At this stage, your thermos of warm drink is essential to warm you from within. A bit of sweet to spike your blood sugar is good and alcohol and caffeine isn't so great, so hot chocolate, warm squash or a herbal or fruit tea with a spoonful of honey is ideal. I'm a huge fan of Lidl's lemon, honey and ginger tea; the spice in the ginger is a wonderful post-swim taste. And cupping a warm drink in your hands is an important post-swim ritual.



Hold off the shower

It's worth getting out of the cold to somewhere with a radiator or to your car heaters. But don't drive until you've stopped shivering. A hot water bottle inside your clothes is also a good plan, as are those little hand warmers that click to heat up.


You should hold off getting into hot water, though. When I was new to cold water swimming, I went for a swim in a beautiful quarry that's used as a diving centre, complete with changing rooms and showers. It was here that I experienced chilblains caused by getting into a hot shower immediately after swimming, like a muggle.

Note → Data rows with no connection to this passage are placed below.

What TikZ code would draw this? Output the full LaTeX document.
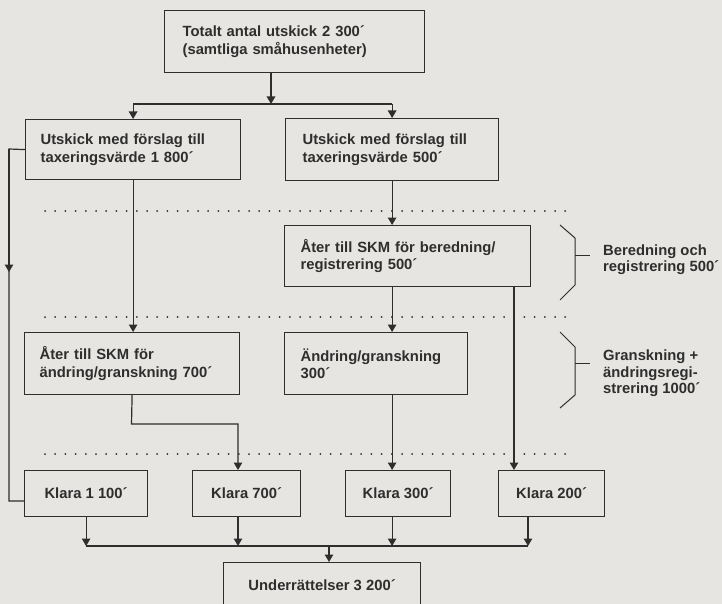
\documentclass[tikz,border=0pt]{standalone}
\usepackage{fontspec}
\setmainfont{Liberation Sans}
\usetikzlibrary{arrows.meta}
\definecolor{bg}{HTML}{E6E5E1}
\definecolor{ink}{HTML}{2E2E2E}
\begin{document}
\begin{tikzpicture}[x=1pt,y=-1pt,
  ln/.style={draw=ink, line width=1.2pt},
  arr/.style={ln, -{Triangle[width=8.5pt,length=7.5pt]}},
  dots/.style={draw=ink, line width=2pt, line cap=round, dash pattern=on 0pt off 10.2pt},
  bracepath/.style={draw=ink, line width=1pt},
  box/.style={draw=ink, line width=1.2pt, rectangle, anchor=north west, inner ysep=0pt,
    text=ink, font=\fontsize{14.8}{17.5}\selectfont\bfseries, align=left},
  cbox/.style={box, align=center, minimum height=46pt, inner xsep=0pt},
  lab/.style={text=ink, font=\fontsize{14.8}{16.5}\selectfont\bfseries, align=left, inner sep=0pt, anchor=west}
]
\clip (0,0) rectangle (722,604);
\fill[bg] (0,0) rectangle (722,604);

% boxes
\node[box, minimum width=260pt, minimum height=62pt, text width=224pt, inner xsep=18pt] (top) at (164,10)
  {Totalt antal utskick 2 300´\\(samtliga småhusenheter)};
\node[box, minimum width=215pt, minimum height=60pt, text width=185pt, inner xsep=15pt] (L1) at (25,119)
  {Utskick med förslag till\\taxeringsvärde 1 800´};
\node[box, minimum width=213pt, minimum height=62pt, text width=179pt, inner xsep=17pt] (R1) at (285,118)
  {Utskick med förslag till\\taxeringsvärde 500´};
\node[box, minimum width=246pt, minimum height=61pt, text width=214pt, inner xsep=16pt] (R2) at (284,225)
  {Åter till SKM för beredning/\\registrering 500´};
\node[box, minimum width=215pt, minimum height=62pt, text width=185pt, inner xsep=15pt] (L2) at (24,332)
  {Åter till SKM för\\ändring/granskning 700´};
\node[box, minimum width=183pt, minimum height=62pt, text width=151pt, inner xsep=16pt] (M2) at (284,332)
  {Ändring/granskning\\300´};
\node[cbox, minimum width=123pt] (K1) at (24,470) {Klara 1 100´};
\node[cbox, minimum width=108pt] (K2) at (192,470) {Klara 700´};
\node[cbox, minimum width=105pt] (K3) at (345,470) {Klara 300´};
\node[cbox, minimum width=106pt] (K4) at (498,470) {Klara 200´};
\node[cbox, minimum width=197pt] (U) at (223,562) {Underrättelser 3 200´};

% dotted separators
\draw[dots] (45,211) -- (572,211);
\draw[dots] (45,317) -- (572,317);
\draw[dots] (45,454) -- (572,454);

% split from top
\coordinate (j1) at (271,104);
\draw[arr] (top.south -| j1) -- (j1);
\draw[ln] (j1 -| L1.north) -- (j1 -| R1.north);
\draw[arr] (j1 -| L1.north) -- (L1.north);
\draw[arr] (j1 -| R1.north) -- (R1.north);

% left loop
\coordinate (lA) at (9,149);
\coordinate (lM) at (9,272);
\coordinate (lB) at (9,501);
\draw[ln] (L1.west) -- (lA) -- (lB) -- (lB -| K1.west);
\draw[arr] (lA) -- (lM);

% column connectors
\draw[arr] (L1.south) -- (L1.south |- L2.north);
\draw[arr] (R1.south) -- (R1.south |- R2.north);
\draw[arr] (R1.south |- R2.south) -- (R1.south |- M2.north);
\draw[arr] (R1.south |- M2.south) -- (R1.south |- K3.north);
\coordinate (c514) at (514,300);
\draw[arr] (c514 |- R2.south) -- (c514 |- K4.north);
\coordinate (l2a) at (131.5,424);
\coordinate (c238) at (238,424);
\draw[arr] (L2.south) -- (l2a) -- (c238) -- (c238 |- K2.north);

% bus to Underrättelser
\coordinate (bus) at (300,546);
\coordinate (c528) at (528,546);
\coordinate (c329) at (329,546);
\draw[ln] (K1.south |- bus) -- (c528);
\draw[arr] (K1.south) -- (K1.south |- bus);
\draw[arr] (c238 |- K2.south) -- (c238 |- bus);
\draw[arr] (R1.south |- K3.south) -- (R1.south |- bus);
\draw[arr] (c528 |- K4.south) -- (c528);
\draw[arr] (c329) -- (c329 |- U.north);

% braces
\draw[bracepath] (560,225) -- (575,238) -- (575,285) -- (560,300);
\draw[bracepath] (575,255) -- (590,255);
\draw[bracepath] (560,332) -- (575,347) -- (575,395) -- (560,408);
\draw[bracepath] (575,363) -- (590,363);
\node[lab] (b1) at (603,259.5) {Beredning och\\registrering 500´};
\node[lab] (b2) at (603,373.5) {Granskning +\\ändringsregi-\\strering 1000´};
\end{tikzpicture}
\end{document}
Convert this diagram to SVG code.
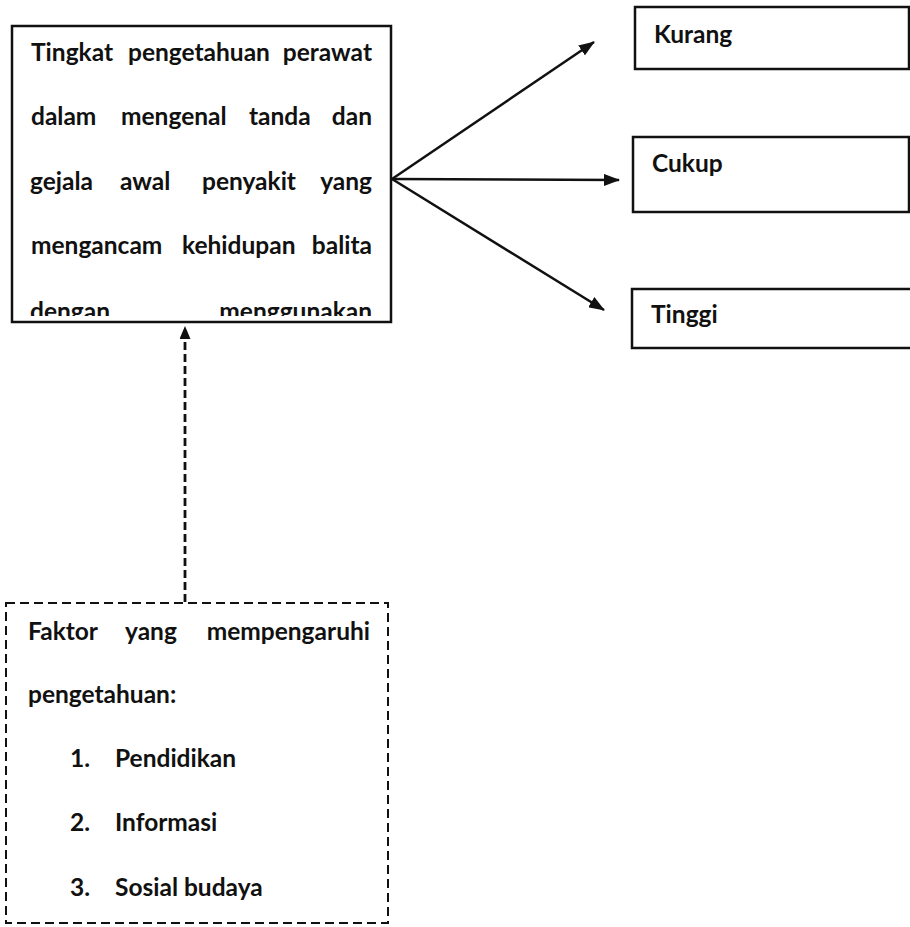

Not only are chilblains incredibly uncomfortable, they can also do lasting damage. But hot water can also cause the cold blood at your extremities to mix too quickly with the warm blood at your core, deepening your afterdrop. So it's worth holding off the hot shower until you've warmed up.


Warm up from within

As well as your warm drink, there are other ways to get yourself warm to the core. Breathing in warm air is thought to help, which is why there is such a strong tradition of sauna and cold water, especially in Scandinavian countries. If you can't get into a sauna, any warm area will do.


You can also try exercise like a brisk walk. But bear in mind that shivering uses up a lot of energy, as does swimming in cold water, so make sure your fuel your body. Getting your heart and digestive systems working will also help you warm up, and some foods are thought to generate more heat than others. So have a snack, a drink and wrap up before going for a walk.


Time for that shower

After a couple of hours, your body should have warmed up enough to enjoy that hot shower. Post-shower, I like to dry myself with my hair dryer and then get into bed to answer emails! It's quite possible one of the nicest feelings in the whole world!


In long DryRobe cloaks and woolly hats, winter swimmers may appear to be in on some sort of magical witchcraft and wizardry. But we're not really. We're just in on the subtle art of warming up - and now you are too.